▸ Exercise: The answer is one number: how many lines in the data below hold "chart".

▸ Information given:
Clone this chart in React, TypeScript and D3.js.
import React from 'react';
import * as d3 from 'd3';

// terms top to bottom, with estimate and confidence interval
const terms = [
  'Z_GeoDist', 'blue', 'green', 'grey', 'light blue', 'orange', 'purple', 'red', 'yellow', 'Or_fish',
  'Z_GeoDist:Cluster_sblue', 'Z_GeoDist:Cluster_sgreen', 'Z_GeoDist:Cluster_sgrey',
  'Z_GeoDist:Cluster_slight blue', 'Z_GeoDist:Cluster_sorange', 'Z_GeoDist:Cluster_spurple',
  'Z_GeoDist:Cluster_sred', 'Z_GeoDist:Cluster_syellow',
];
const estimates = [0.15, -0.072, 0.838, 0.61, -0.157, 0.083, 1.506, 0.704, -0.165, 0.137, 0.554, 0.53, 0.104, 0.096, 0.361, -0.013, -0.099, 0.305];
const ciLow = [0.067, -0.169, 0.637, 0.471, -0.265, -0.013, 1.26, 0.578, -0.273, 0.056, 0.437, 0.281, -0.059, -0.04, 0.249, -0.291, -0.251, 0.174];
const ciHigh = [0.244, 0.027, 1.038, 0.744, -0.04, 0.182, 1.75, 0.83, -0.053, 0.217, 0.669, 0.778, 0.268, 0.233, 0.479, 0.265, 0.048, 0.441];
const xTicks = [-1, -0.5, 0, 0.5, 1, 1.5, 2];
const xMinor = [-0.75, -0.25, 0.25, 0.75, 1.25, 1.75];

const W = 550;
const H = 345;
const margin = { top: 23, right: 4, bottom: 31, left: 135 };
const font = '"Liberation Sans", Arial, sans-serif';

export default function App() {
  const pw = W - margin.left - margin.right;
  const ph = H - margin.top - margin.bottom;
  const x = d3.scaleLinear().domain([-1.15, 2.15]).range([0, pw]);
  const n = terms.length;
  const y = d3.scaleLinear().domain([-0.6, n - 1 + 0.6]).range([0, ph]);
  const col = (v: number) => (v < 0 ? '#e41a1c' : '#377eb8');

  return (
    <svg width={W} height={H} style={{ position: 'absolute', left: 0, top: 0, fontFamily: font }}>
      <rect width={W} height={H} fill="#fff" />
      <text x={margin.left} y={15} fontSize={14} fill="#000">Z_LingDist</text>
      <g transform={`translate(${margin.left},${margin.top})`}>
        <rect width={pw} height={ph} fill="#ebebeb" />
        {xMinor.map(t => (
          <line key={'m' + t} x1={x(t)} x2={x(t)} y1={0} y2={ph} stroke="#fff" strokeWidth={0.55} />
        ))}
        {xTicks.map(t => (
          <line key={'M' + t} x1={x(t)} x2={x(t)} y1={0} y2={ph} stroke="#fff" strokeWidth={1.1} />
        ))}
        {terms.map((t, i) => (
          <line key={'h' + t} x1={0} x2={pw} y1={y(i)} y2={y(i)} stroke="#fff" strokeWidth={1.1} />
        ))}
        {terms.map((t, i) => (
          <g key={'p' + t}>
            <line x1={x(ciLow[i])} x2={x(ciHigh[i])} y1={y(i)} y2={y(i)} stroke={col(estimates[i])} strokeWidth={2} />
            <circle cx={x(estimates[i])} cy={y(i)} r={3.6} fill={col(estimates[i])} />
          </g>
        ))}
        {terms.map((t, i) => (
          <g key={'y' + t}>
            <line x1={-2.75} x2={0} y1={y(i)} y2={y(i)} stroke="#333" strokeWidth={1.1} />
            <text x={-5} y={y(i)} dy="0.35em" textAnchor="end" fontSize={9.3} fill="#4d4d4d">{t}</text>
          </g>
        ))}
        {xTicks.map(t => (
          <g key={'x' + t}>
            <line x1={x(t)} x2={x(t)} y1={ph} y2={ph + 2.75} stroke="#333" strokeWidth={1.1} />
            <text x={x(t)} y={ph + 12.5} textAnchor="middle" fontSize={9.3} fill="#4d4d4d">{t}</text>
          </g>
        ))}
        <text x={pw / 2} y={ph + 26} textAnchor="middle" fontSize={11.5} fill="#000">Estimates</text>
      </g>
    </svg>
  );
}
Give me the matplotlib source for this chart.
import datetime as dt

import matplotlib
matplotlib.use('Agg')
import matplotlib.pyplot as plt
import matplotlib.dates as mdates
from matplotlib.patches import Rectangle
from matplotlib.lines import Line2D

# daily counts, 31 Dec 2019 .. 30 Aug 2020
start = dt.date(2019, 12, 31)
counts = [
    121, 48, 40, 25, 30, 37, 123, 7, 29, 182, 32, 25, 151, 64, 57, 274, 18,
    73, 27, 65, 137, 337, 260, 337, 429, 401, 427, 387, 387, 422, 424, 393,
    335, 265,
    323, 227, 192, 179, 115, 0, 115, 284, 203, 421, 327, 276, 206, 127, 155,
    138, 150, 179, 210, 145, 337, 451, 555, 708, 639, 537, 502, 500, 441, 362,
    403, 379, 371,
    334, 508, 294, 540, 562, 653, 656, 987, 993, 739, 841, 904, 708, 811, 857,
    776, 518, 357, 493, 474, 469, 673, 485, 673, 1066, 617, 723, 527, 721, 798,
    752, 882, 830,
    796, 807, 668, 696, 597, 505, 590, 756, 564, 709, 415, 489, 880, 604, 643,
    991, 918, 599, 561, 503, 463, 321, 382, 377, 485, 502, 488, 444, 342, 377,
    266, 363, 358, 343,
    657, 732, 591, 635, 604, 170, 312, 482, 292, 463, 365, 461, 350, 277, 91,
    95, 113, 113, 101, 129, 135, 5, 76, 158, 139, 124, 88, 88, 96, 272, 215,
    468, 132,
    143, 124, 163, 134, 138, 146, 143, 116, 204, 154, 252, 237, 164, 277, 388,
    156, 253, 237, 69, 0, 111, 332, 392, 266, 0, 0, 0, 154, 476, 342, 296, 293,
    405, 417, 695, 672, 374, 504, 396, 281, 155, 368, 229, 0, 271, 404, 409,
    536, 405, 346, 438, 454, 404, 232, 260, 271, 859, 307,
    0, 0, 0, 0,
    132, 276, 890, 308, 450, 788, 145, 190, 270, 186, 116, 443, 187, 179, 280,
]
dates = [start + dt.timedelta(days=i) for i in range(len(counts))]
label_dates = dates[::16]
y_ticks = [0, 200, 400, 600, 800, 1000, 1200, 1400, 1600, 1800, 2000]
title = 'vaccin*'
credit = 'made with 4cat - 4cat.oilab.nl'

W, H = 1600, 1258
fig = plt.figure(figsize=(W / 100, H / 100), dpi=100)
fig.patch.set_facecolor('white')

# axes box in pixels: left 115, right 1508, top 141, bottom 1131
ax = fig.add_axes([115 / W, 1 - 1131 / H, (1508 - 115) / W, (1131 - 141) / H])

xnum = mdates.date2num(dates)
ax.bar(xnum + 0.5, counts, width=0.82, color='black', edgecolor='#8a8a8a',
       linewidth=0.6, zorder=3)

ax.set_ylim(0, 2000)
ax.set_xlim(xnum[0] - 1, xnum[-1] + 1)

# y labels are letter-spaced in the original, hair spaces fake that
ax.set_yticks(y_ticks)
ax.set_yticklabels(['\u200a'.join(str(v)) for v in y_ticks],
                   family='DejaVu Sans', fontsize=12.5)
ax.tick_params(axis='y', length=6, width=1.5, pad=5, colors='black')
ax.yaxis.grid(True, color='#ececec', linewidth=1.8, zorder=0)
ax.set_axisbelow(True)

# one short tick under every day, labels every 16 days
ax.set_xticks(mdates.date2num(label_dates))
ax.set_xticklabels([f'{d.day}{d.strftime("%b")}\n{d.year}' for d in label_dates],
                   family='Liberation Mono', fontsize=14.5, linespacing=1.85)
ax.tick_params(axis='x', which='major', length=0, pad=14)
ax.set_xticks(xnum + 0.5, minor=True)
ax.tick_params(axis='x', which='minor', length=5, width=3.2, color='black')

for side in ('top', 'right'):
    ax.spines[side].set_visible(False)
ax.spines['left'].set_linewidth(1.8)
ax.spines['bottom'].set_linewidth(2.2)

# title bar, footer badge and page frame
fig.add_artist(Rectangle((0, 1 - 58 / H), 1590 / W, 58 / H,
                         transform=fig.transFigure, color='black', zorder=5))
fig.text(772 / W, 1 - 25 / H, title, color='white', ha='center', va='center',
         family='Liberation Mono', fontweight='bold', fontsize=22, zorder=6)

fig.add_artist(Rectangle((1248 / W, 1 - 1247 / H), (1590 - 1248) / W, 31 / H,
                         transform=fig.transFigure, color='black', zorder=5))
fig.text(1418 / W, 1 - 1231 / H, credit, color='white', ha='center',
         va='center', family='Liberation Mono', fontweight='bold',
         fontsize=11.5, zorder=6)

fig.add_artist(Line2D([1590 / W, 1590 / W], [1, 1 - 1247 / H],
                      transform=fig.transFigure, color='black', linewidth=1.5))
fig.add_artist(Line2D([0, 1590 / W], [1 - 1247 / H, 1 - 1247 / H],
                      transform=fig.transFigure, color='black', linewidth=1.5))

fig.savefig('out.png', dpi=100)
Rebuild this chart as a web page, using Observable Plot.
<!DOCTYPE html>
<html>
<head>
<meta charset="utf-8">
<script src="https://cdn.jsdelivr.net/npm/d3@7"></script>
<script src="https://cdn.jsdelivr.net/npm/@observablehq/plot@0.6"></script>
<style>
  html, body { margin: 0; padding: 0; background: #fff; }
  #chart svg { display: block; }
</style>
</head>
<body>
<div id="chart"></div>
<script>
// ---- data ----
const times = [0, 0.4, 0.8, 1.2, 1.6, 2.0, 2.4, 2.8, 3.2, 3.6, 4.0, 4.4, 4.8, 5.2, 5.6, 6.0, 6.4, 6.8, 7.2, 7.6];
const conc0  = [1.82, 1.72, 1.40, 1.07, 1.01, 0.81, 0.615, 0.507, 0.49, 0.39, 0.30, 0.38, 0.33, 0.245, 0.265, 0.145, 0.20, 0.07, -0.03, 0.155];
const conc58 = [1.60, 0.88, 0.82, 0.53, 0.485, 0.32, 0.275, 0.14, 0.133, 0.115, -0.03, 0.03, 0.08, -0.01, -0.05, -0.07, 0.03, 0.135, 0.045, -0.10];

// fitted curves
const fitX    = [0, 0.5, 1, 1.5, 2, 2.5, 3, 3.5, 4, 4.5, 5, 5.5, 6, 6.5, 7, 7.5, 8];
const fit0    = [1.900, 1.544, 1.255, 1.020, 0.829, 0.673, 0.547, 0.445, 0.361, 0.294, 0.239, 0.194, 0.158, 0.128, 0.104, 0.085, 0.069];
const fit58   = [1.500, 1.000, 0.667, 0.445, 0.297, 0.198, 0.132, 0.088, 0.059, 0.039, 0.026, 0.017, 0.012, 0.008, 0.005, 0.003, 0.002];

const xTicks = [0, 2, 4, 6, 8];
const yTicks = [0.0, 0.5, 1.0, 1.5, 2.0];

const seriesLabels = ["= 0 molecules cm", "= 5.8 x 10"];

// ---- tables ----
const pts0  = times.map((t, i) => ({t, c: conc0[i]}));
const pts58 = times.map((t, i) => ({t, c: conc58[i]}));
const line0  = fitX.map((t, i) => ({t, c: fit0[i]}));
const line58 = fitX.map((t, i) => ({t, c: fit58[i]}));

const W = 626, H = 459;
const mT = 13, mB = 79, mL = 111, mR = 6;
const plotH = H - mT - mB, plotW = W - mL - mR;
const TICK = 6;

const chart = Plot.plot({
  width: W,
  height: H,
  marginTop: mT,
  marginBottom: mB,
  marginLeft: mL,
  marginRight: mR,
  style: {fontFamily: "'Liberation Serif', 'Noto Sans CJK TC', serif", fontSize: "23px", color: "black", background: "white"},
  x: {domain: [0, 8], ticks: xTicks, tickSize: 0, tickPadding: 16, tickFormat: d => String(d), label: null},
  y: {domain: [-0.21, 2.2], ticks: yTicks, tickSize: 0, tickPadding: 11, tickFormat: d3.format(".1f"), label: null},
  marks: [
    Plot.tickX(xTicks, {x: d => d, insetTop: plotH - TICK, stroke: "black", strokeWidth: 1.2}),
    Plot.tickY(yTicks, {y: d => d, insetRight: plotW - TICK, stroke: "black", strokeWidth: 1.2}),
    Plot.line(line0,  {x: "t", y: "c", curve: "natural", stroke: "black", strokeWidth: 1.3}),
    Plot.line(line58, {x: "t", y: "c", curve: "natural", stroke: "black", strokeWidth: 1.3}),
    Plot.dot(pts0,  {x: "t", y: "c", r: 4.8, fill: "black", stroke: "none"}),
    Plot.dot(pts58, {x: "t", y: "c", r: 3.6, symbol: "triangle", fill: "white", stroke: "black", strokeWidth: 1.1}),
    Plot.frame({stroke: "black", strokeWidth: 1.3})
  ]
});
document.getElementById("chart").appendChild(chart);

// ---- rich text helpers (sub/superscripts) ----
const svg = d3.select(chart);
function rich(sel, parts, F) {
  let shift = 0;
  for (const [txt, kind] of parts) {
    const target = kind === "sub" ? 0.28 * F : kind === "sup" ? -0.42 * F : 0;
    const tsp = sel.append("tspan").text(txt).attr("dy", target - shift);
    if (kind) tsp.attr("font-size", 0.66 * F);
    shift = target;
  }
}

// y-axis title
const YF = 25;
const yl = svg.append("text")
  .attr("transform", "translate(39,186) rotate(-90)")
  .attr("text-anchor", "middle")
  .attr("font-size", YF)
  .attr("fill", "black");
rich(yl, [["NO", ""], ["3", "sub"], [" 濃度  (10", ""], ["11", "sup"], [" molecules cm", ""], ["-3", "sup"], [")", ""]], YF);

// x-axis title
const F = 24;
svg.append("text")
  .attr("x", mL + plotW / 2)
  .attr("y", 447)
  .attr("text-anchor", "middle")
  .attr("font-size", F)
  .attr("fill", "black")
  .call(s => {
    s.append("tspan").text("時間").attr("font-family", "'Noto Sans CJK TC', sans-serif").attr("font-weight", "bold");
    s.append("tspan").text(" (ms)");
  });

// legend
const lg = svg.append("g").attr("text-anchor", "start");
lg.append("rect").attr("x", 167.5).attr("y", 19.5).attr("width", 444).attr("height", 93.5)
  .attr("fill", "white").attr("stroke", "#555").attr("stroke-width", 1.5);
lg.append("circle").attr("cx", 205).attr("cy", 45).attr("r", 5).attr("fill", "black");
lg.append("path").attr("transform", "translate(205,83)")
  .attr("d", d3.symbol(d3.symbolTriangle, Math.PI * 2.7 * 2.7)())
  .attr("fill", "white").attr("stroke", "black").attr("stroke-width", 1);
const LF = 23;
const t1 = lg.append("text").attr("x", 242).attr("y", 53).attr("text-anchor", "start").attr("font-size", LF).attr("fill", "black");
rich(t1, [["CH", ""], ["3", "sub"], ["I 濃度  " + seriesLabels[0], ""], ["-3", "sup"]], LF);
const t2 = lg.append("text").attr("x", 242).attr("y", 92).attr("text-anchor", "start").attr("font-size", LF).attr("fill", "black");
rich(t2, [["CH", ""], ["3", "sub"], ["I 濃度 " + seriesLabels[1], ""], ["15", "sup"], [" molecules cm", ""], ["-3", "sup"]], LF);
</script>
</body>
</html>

▸ Written response: 8